Las marcas y las heridas del poeta se manifiestan inmediatamente en la geografía urbana de un modo más preciso que cualquier discurso que intente camuflar la verdad que emana de calles, casas y barrios. En González Luna, la ciudad se vuelve diorama de una época y de sus múltiples contradicciones.

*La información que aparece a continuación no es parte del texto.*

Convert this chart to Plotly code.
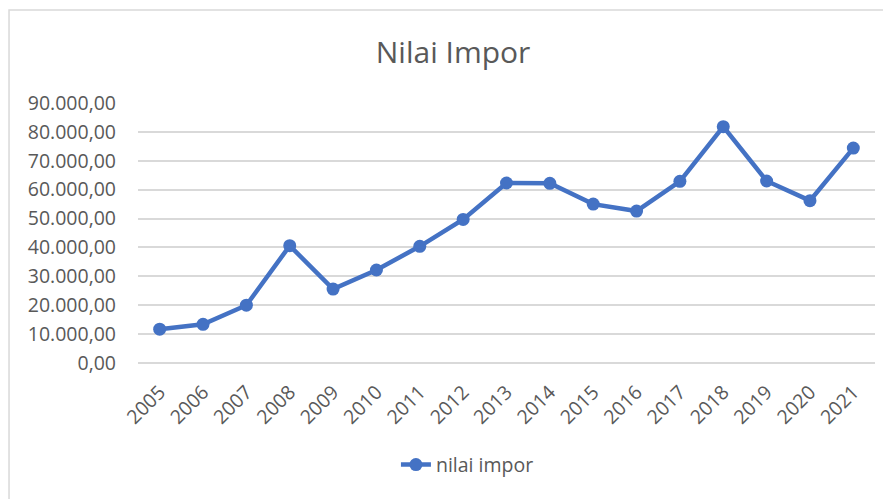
import plotly.graph_objects as go

years = [str(y) for y in range(2005, 2022)]
nilai_impor = [11700, 13400, 20000, 40600, 25600, 32200, 40400, 49700,
               62300, 62200, 55000, 52600, 62900, 81800, 63000, 56200, 74400]

y_ticks = [0, 10000, 20000, 30000, 40000, 50000, 60000, 70000, 80000, 90000]

blue = "#4472C4"
grey_text = "#595959"
font_family = "Open Sans, Lato, sans-serif"

# the page body has an 8px margin, so the figure is drawn 8px in from the corner
W, H = 883, 491

fig = go.Figure()
fig.add_trace(
    go.Scatter(
        x=years,
        y=nilai_impor,
        mode="lines+markers",
        name="nilai impor",
        line=dict(color=blue, width=4.5),
        marker=dict(color=blue, size=13),
    )
)

fig.update_layout(
    width=W,
    height=H,
    autosize=False,
    margin=dict(l=130, r=16, t=95, b=136, autoexpand=False),
    paper_bgcolor="white",
    plot_bgcolor="white",
    separators=",.",
    font=dict(family=font_family, color=grey_text, size=19.5),
    title=dict(
        text="Nilai Impor",
        x=0.504,
        xanchor="center",
        y=1 - 44 / H,
        yanchor="middle",
        font=dict(size=30, color=grey_text, family=font_family),
    ),
    showlegend=True,
    legend=dict(
        orientation="h",
        x=0.447,
        xanchor="center",
        y=-0.392,
        yanchor="middle",
        font=dict(size=19.5, color=grey_text),
    ),
    xaxis=dict(
        type="category",
        range=[-0.5, len(years) - 0.5],
        tickangle=-45,
        showgrid=False,
        showline=False,
        ticks="",
        ticklabelstandoff=13,
        tickfont=dict(size=19.5, color=grey_text),
        automargin=False,
    ),
    yaxis=dict(
        range=[0, 90000],
        tickvals=y_ticks,
        tickformat=",.2f",
        showgrid=True,
        gridcolor="#d9d9d9",
        gridwidth=1.5,
        zeroline=True,
        zerolinecolor="#d9d9d9",
        zerolinewidth=1.5,
        showline=False,
        ticks="",
        ticklabelstandoff=21,
        tickfont=dict(size=19.5, color=grey_text),
        automargin=False,
    ),
)

# chart area border (only top and left edges fall inside the picture)
fig.add_shape(
    type="rect",
    xref="paper",
    yref="paper",
    x0=-0.175,
    x1=1.2,
    y0=-0.8,
    y1=1.358,
    line=dict(color="#d9d9d9", width=1.5),
    fillcolor="rgba(0,0,0,0)",
    layer="below",
)

fig.write_html("out.html")
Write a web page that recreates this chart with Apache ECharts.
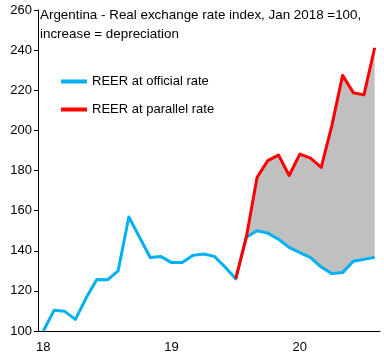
<!DOCTYPE html>
<html>
<head>
<meta charset="utf-8">
<script src="https://cdn.jsdelivr.net/npm/echarts@6/dist/echarts.min.js"></script>
<style>
html,body{margin:0;padding:0;background:#fff;}
#chart{width:384px;height:360px;}
</style>
</head>
<body>
<div id="chart"></div>
<script>
// Months Jan 2018 .. Aug 2020
var months = [
  '2018-01','2018-02','2018-03','2018-04','2018-05','2018-06','2018-07','2018-08','2018-09','2018-10','2018-11','2018-12',
  '2019-01','2019-02','2019-03','2019-04','2019-05','2019-06','2019-07','2019-08','2019-09','2019-10','2019-11','2019-12',
  '2020-01','2020-02','2020-03','2020-04','2020-05','2020-06','2020-07','2020-08'
];
var officialRate = [
  100, 110.3, 109.8, 105.8, 116.4, 125.7, 125.5, 130.0, 156.8, 146.7, 136.6, 137.1,
  134.1, 134.1, 137.7, 138.4, 137.2, 131.9, 126.0, 146.8, 150.0, 148.8, 145.7, 141.7,
  139.1, 136.6, 131.9, 128.6, 129.1, 134.8, 135.7, 136.7
];
var parallelRate = [
  null, null, null, null, null, null, null, null, null, null, null, null,
  null, null, null, null, null, null, 126.0, 147.0, 176.6, 184.9, 187.7, 177.5,
  188.2, 186.2, 181.6, 202.5, 227.4, 218.8, 217.7, 241.2
];
var yTicks = { min: 100, max: 260, interval: 20 };
var titleLines = ['Argentina - Real exchange rate index, Jan 2018 =100,', 'increase = depreciation'];
var seriesNames = ['REER at official rate', 'REER at parallel rate'];

var FONT = 'Liberation Sans';
// gap band: base = official, band = parallel - official (where both exist from Aug 2019)
var bandBase = officialRate.map(function (v, i) { return (parallelRate[i] != null && i >= 19) ? v : null; });
var bandDiff = officialRate.map(function (v, i) { return (parallelRate[i] != null && i >= 19) ? +(parallelRate[i] - v).toFixed(2) : null; });

var chart = echarts.init(document.getElementById('chart'), null, { renderer: 'canvas' });
chart.setOption({
  animation: false,
  backgroundColor: '#ffffff',
  title: {
    text: titleLines.join('\n'),
    left: 40, top: 6, padding: 0,
    textStyle: { fontFamily: FONT, fontSize: 13.4, fontWeight: 'normal', color: '#000', lineHeight: 19 }
  },
  legend: {
    data: seriesNames,
    orient: 'vertical',
    left: 61, top: 75, padding: 0,
    itemWidth: 26, itemHeight: 4,
    itemGap: 15,
    icon: 'rect',
    textStyle: { fontFamily: FONT, fontSize: 13, color: '#000' }
  },
  grid: { left: 38, right: 4, top: 10, bottom: 29, containLabel: false },
  xAxis: {
    type: 'category',
    data: months,
    boundaryGap: true,
    axisLine: { lineStyle: { color: '#000', width: 1 } },
    axisTick: { interval: 11, length: 4, lineStyle: { color: '#000' } },
    axisLabel: {
      interval: 11, margin: 10,
      fontFamily: FONT, fontSize: 13, color: '#000',
      formatter: function (v) { return v.slice(2, 4); }
    },
    splitLine: { show: false }
  },
  yAxis: {
    type: 'value',
    min: yTicks.min, max: yTicks.max, interval: yTicks.interval,
    axisLine: { show: true, lineStyle: { color: '#000', width: 1 } },
    axisTick: { show: true, length: 4, lineStyle: { color: '#000' } },
    axisLabel: { margin: 6, fontFamily: FONT, fontSize: 13, color: '#000' },
    splitLine: { show: false }
  },
  series: [
    {
      name: 'bandBase', type: 'line', stack: 'band', data: bandBase,
      symbol: 'none', lineStyle: { width: 0, opacity: 0 }, silent: true, z: 1
    },
    {
      name: 'bandDiff', type: 'line', stack: 'band', data: bandDiff,
      symbol: 'none', lineStyle: { width: 0, opacity: 0 },
      areaStyle: { color: '#c0c0c0', opacity: 1 }, silent: true, z: 1
    },
    {
      name: seriesNames[0], type: 'line', data: officialRate,
      symbol: 'none', color: '#00b0f0',
      lineStyle: { width: 3, color: '#00b0f0', join: 'round' }, z: 3
    },
    {
      name: seriesNames[1], type: 'line', data: parallelRate,
      symbol: 'none', color: '#ff0000',
      lineStyle: { width: 3, color: '#ff0000', join: 'round' }, z: 4
    }
  ]
});
</script>
</body>
</html>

Estos poemas dibujan el mar de una isla del Caribe como metáfora esencial de los infinitos deseos, frustraciones y fantasías, de una ciudad olvidada y ausente.

“Algunos –como yo—han intentado en vano llegar hasta su orilla.

Estela de ti, despojo de mí, ruina de tanto”.

En estos versos la ciudad discurre a partir del ámbito de experiencias capaces de mezclar lo cotidiano con lo extraordinario; territorio de confluencias, opacidades, misterios y pesadumbres, un lugar en el que la vida se  convierte en  asombro.

La ficción penetra en la historia haciéndose cargo de estas  paradojas que constituyen el giro lingüístico más complejo y elemental de nuestro poeta. Estos versos permiten imaginar una isla que se desplaza hacia regiones donde la nostalgia se entroniza y devela sus secretos más recónditos, quebrando, a través de su decir, la estructura lírica del verso: límite trazado por la discursividad lógica  que proyecta su imaginario sobre la realidad que ahora se expande en el juego especulativo-creador de la escritura.

La idea de lo cotidiano para el autor de “Esta ciudad ha sido tomada por las piedras”, poemario que obtuvo el Premio Internacional de Poesía Joven de la Feria del Libro de Santo Domingo, en el año 2008,  constituye el espacio donde se puede habitar a pesar de la inseguridad y la angustia que ello genera.

Ahora bien, no se trata de crear un lugar privilegiado que sobresalga del resto de los lugares por los que transitamos y nos movemos a diario. No se trata tampoco de una permanencia sedentaria en un espacio que consideramos nuestra casa, nuestro hogar, nuestra morada, como anhelaba Martin Heidegger. Vivir en coherencia  está asociado a una topografía específica. También se adhiere a un sentimiento de pertenencia que desarrolla un sentido de identidad y errancia:

“que nadie se equivoque: los poetas de la isla escriben por razones que poco tienen que ver con el gozo o la alegría,  en sus bolsillos traen abismos, sueños abultados”.

Los hilos de la conciencia, en González Luna, se cruzan con los ecos tumultuosos de aquello que viene de la región que Hegel denominaba “la noche del mundo”, o lo que Freud tematizó como “geografía  sin fronteras del inconsciente” y que para los románticos significaba internarse en los aposentos oscuros de la interioridad. Las certezas de la racionalidad se descomponen, o al menos se debilitan, al enfrentar la acción imprevista de fuerzas extraordinarias, y la homogeneidad del tiempo es brutalmente sacudida por la heterogeneidad quebradiza de la memoria y de la vida convertida en rememoración.

¿En qué consiste, entonces,  el viaje realizado por Alejandro  González Luna? El poeta “dice la realidad dominicana” a través de sus versos.